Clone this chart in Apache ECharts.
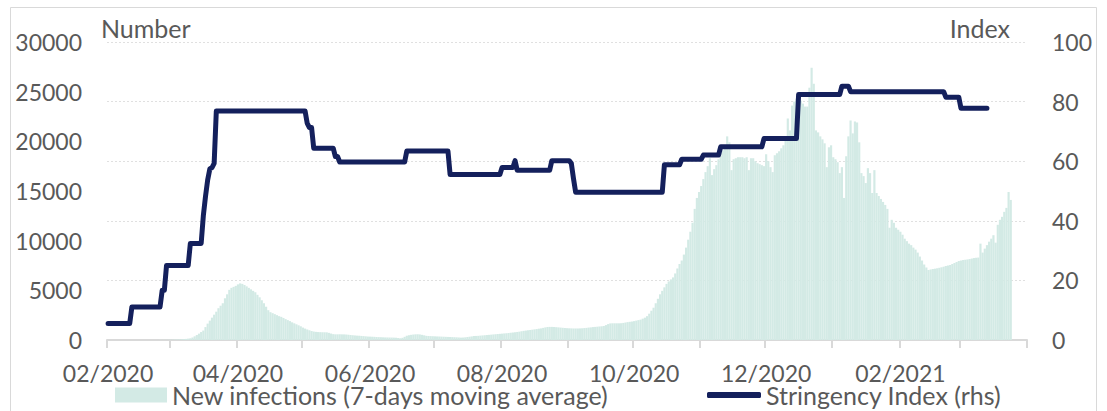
<!DOCTYPE html>
<html>
<head>
<meta charset="utf-8">
<style>
  html, body { margin: 0; padding: 0; background: #ffffff; }
  #chart { width: 1107px; height: 411px; }
</style>
<script src="https://cdn.jsdelivr.net/npm/echarts@6/dist/echarts.min.js"></script>
</head>
<body>
<div id="chart"></div>
<script>
// Daily series, 1 Feb 2020 – 31 Mar 2021
const startDate = Date.UTC(2020, 1, 1);
const dayCount = 425;

// New infections, 7-day moving average (one value per day, by month)
const infFeb20 = [0,0,0,0,0,0,0,0,0,0,0,0,0,0,0,0,0,0,0,0,0,0,2,5,8,10,12,15,20];
const infMar20 = [25,30,40,50,60,75,90,110,140,170,250,370,500,640,800,950,1300,1650,1950,2250,2550,2850,3200,3450,3700,4200,4600,5050,5250,5350,5450];
const infApr20 = [5600,5700,5650,5540,5400,5250,5100,4950,4800,4550,4300,4000,3700,3350,3000,2800,2700,2600,2500,2400,2330,2220,2100,2000,1900,1780,1680,1580,1480,1380];
const infMay20 = [1250,1150,1060,980,900,850,820,800,790,780,775,770,720,650,590,570,570,575,570,565,550,530,500,480,460,440,430,410,390,370,350];
const infJun20 = [340,330,320,300,290,280,270,260,255,250,245,240,230,200,175,220,320,430,480,520,550,570,575,560,520,470,420,400,390,380];
const infJul20 = [370,360,350,340,330,320,310,300,290,280,270,255,240,250,270,300,330,360,400,410,420,440,460,480,500,520,540,560,580,600,620];
const infAug20 = [640,660,680,700,730,760,780,810,840,880,920,950,980,1010,1040,1070,1100,1140,1170,1220,1270,1310,1320,1320,1310,1290,1270,1250,1230,1210,1190];
const infSep20 = [1180,1170,1160,1160,1160,1170,1180,1200,1220,1250,1270,1300,1320,1340,1360,1380,1410,1500,1600,1670,1680,1680,1680,1680,1690,1720,1760,1800,1830,1860];
const infOct20 = [1900,1950,2000,2050,2150,2250,2400,2650,2950,3250,3700,4150,4600,4950,5300,5650,5900,6100,6300,6700,7200,7650,8000,8600,9300,10100,10900,11800,13200,14300,14900];
const infNov20 = [15500,16200,16900,17500,18300,16600,17200,17600,18200,18800,19100,19300,20500,19900,17100,18200,18300,18400,18400,18400,18300,18400,17100,18300,18300,18000,17800,17700,17600,17500];
const infDec20 = [18700,18000,17400,16900,18600,18800,19000,19300,19600,20500,22300,21100,23600,24000,24300,24200,24100,23800,23500,23500,25400,27400,25800,21100,20900,20500,20200,19800,17400,19400,19600];
const infJan21 = [18400,18200,17900,16800,17400,14300,18500,20500,22100,20800,22000,21900,19900,16800,16500,15800,17300,16800,14800,17100,14800,14500,14200,13900,13600,13200,11300,12100,11800,11300,11100];
const infFeb21 = [10900,10600,10200,9950,9700,9550,9300,9100,8800,8400,8000,7600,7300,7050,7100,7150,7180,7220,7270,7320,7380,7450,7500,7550,7650,7750,7850,7950];
const infMar21 = [8000,8050,8080,8110,8150,8200,8250,8280,8300,9700,8800,9200,9550,9900,10200,10550,9800,11600,12100,12400,12900,13300,14900,14100];

// Stringency index (one value per day, by month)
const strFeb20 = [5.56,5.56,5.56,5.56,5.56,5.56,5.56,5.56,5.56,5.56,5.56,11.11,11.11,11.11,11.11,11.11,11.11,11.11,11.11,11.11,11.11,11.11,11.11,11.11,11.11,16.67,16.67,25,25];
const strMar20 = [25,25,25,25,25,25,25,25,25,32.41,32.41,32.41,32.41,32.41,32.41,41.67,48.15,53.7,57.41,57.87,59.26,76.85,76.85,76.85,76.85,76.85,76.85,76.85,76.85,76.85,76.85];
const strApr20 = [76.85,76.85,76.85,76.85,76.85,76.85,76.85,76.85,76.85,76.85,76.85,76.85,76.85,76.85,76.85,76.85,76.85,76.85,76.85,76.85,76.85,76.85,76.85,76.85,76.85,76.85,76.85,76.85,76.85,76.85];
const strMay20 = [76.85,76.85,72.69,71.3,71.3,64.35,64.35,64.35,64.35,64.35,64.35,64.35,64.35,64.35,64.35,61.57,61.57,59.72,59.72,59.72,59.72,59.72,59.72,59.72,59.72,59.72,59.72,59.72,59.72,59.72,59.72];
const strJun20 = [59.72,59.72,59.72,59.72,59.72,59.72,59.72,59.72,59.72,59.72,59.72,59.72,59.72,59.72,59.72,59.72,59.72,63.43,63.43,63.43,63.43,63.43,63.43,63.43,63.43,63.43,63.43,63.43,63.43,63.43];
const strJul20 = [63.43,63.43,63.43,63.43,63.43,63.43,63.43,55.56,55.56,55.56,55.56,55.56,55.56,55.56,55.56,55.56,55.56,55.56,55.56,55.56,55.56,55.56,55.56,55.56,55.56,55.56,55.56,55.56,55.56,55.56,55.56];
const strAug20 = [57.87,57.87,57.87,57.87,57.87,57.87,60.19,56.94,56.94,56.94,56.94,56.94,56.94,56.94,56.94,56.94,56.94,56.94,56.94,56.94,56.94,56.94,56.94,60.19,60.19,60.19,60.19,60.19,60.19,60.19,60.19];
const strSep20 = [60.19,59.26,54.17,49.54,49.54,49.54,49.54,49.54,49.54,49.54,49.54,49.54,49.54,49.54,49.54,49.54,49.54,49.54,49.54,49.54,49.54,49.54,49.54,49.54,49.54,49.54,49.54,49.54,49.54,49.54];
const strOct20 = [49.54,49.54,49.54,49.54,49.54,49.54,49.54,49.54,49.54,49.54,49.54,49.54,49.54,49.54,58.8,58.8,58.8,58.8,58.8,58.8,58.8,58.8,60.65,60.65,60.65,60.65,60.65,60.65,60.65,60.65,60.65];
const strNov20 = [60.65,62.04,62.04,62.04,62.04,62.04,62.04,62.04,62.04,64.81,64.81,64.81,64.81,64.81,64.81,64.81,64.81,64.81,64.81,64.81,64.81,64.81,64.81,64.81,64.81,64.81,64.81,64.81,64.81,67.59];
const strDec20 = [67.59,67.59,67.59,67.59,67.59,67.59,67.59,67.59,67.59,67.59,67.59,67.59,67.59,67.59,67.59,82.41,82.41,82.41,82.41,82.41,82.41,82.41,82.41,82.41,82.41,82.41,82.41,82.41,82.41,82.41,82.41];
const strJan21 = [82.41,82.41,82.41,82.41,85.19,85.19,85.19,85.19,83.33,83.33,83.33,83.33,83.33,83.33,83.33,83.33,83.33,83.33,83.33,83.33,83.33,83.33,83.33,83.33,83.33,83.33,83.33,83.33,83.33,83.33,83.33];
const strFeb21 = [83.33,83.33,83.33,83.33,83.33,83.33,83.33,83.33,83.33,83.33,83.33,83.33,83.33,83.33,83.33,83.33,83.33,83.33,83.33,83.33,83.33,81.48,81.48,81.48,81.48,81.48,81.48,81.48];
const strMar21 = [77.78,77.78,77.78,77.78,77.78,77.78,77.78,77.78,77.78,77.78,77.78,77.78,77.78];

const seriesNames = ['New infections (7-days moving average)', 'Stringency Index (rhs)'];
const leftTicks = { min: 0, max: 30000, step: 5000 };
const rightTicks = { min: 0, max: 100, step: 20 };

// Day categories as YYYY-MM-DD
const categories = [];
for (let i = 0; i < dayCount; i++) {
  categories.push(new Date(startDate + i * 86400000).toISOString().slice(0, 10));
}

function padTo(arr, n) {
  const out = arr.slice();
  while (out.length < n) out.push(null);
  return out;
}

const infections = padTo([].concat(infFeb20, infMar20, infApr20, infMay20, infJun20, infJul20,
  infAug20, infSep20, infOct20, infNov20, infDec20, infJan21, infFeb21, infMar21), dayCount);
const stringency = padTo([].concat(strFeb20, strMar20, strApr20, strMay20, strJun20, strJul20,
  strAug20, strSep20, strOct20, strNov20, strDec20, strJan21, strFeb21, strMar21), dayCount);

const FONT = 'Lato';
const TEXT = '#595959';
const GRAY = '#d9d9d9';
const BAR = '#d3eae5';
const NAVY = '#14205c';
const NUM_SIZE = 23;   // numeric tick labels
const WORD_SIZE = 25;  // titles and legend

const chart = echarts.init(document.getElementById('chart'), null, { renderer: 'svg' });

chart.setOption({
  animation: false,
  backgroundColor: '#ffffff',
  textStyle: { fontFamily: FONT },
  grid: { left: 107, right: 80, top: 42, bottom: 71, containLabel: false },
  graphic: [
    {
      type: 'rect', silent: true, z: 0,
      shape: { x: 10.5, y: 7.5, width: 1086, height: 420 },
      style: { fill: 'none', stroke: GRAY, lineWidth: 1 }
    },
    {
      type: 'text', left: 101, top: 15,
      style: { text: 'Number', font: WORD_SIZE + 'px ' + FONT, fill: TEXT }
    },
    {
      type: 'text', right: 97, top: 15,
      style: { text: 'Index', font: WORD_SIZE + 'px ' + FONT, fill: TEXT }
    }
  ],
  legend: [
    {
      data: [{ name: seriesNames[0], icon: 'rect' }],
      left: 115, top: 382.5, padding: 0,
      itemWidth: 52, itemHeight: 15,
      textStyle: { fontFamily: FONT, fontSize: WORD_SIZE, color: TEXT, lineHeight: 25 },
      selectedMode: false
    },
    {
      data: [{ name: seriesNames[1], icon: 'roundRect' }],
      left: 707, top: 382.5, padding: 0,
      itemWidth: 54, itemHeight: 6,
      textStyle: { fontFamily: FONT, fontSize: WORD_SIZE, color: TEXT, lineHeight: 25 },
      selectedMode: false
    }
  ],
  xAxis: {
    type: 'category',
    data: categories,
    boundaryGap: true,
    axisLine: { lineStyle: { color: GRAY, width: 2 } },
    axisTick: {
      show: true, length: 8,
      lineStyle: { color: GRAY, width: 2 },
      interval: function (idx, val) { return val.slice(8, 10) === '01'; }
    },
    axisLabel: {
      fontFamily: FONT, fontSize: NUM_SIZE, color: TEXT, margin: 21,
      interval: function (idx, val) {
        return val.slice(8, 10) === '01' && parseInt(val.slice(5, 7), 10) % 2 === 0;
      },
      formatter: function (val) { return val.slice(5, 7) + '/' + val.slice(0, 4); }
    },
    splitLine: { show: false }
  },
  yAxis: [
    {
      type: 'value',
      min: leftTicks.min, max: leftTicks.max, interval: leftTicks.step,
      axisLine: { show: false }, axisTick: { show: false },
      splitLine: { show: false },
      axisLabel: {
        fontFamily: FONT, fontSize: NUM_SIZE, color: TEXT, margin: 25,
        formatter: function (v) { return String(v); }
      }
    },
    {
      type: 'value',
      min: rightTicks.min, max: rightTicks.max, interval: rightTicks.step,
      position: 'right',
      axisLine: { show: false }, axisTick: { show: false },
      splitLine: { show: true, lineStyle: { color: '#e0e0e0', width: 1, type: [2, 2] } },
      axisLabel: {
        fontFamily: FONT, fontSize: NUM_SIZE, color: TEXT, margin: 25,
        formatter: function (v) { return String(v); }
      }
    }
  ],
  series: [
    {
      name: seriesNames[0],
      type: 'bar',
      yAxisIndex: 0,
      data: infections,
      barCategoryGap: '0%',
      itemStyle: { color: BAR },
      z: 2
    },
    {
      name: seriesNames[1],
      type: 'line',
      yAxisIndex: 1,
      data: stringency,
      symbol: 'none',
      connectNulls: false,
      itemStyle: { color: NAVY },
      lineStyle: { color: NAVY, width: 5, cap: 'round', join: 'round' },
      z: 5
    }
  ]
});
</script>
</body>
</html>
- - - - -
• [Goal] Everything from the top line of the data down to and including the line with "const dayCount = 425;" is to be copied, except the pictures.

• [Answer for this exercise]
Clone this chart in Apache ECharts.
<!DOCTYPE html>
<html>
<head>
<meta charset="utf-8">
<style>
  html, body { margin: 0; padding: 0; background: #ffffff; }
  #chart { width: 1107px; height: 411px; }
</style>
<script src="https://cdn.jsdelivr.net/npm/echarts@6/dist/echarts.min.js"></script>
</head>
<body>
<div id="chart"></div>
<script>
// Daily series, 1 Feb 2020 – 31 Mar 2021
const startDate = Date.UTC(2020, 1, 1);
const dayCount = 425;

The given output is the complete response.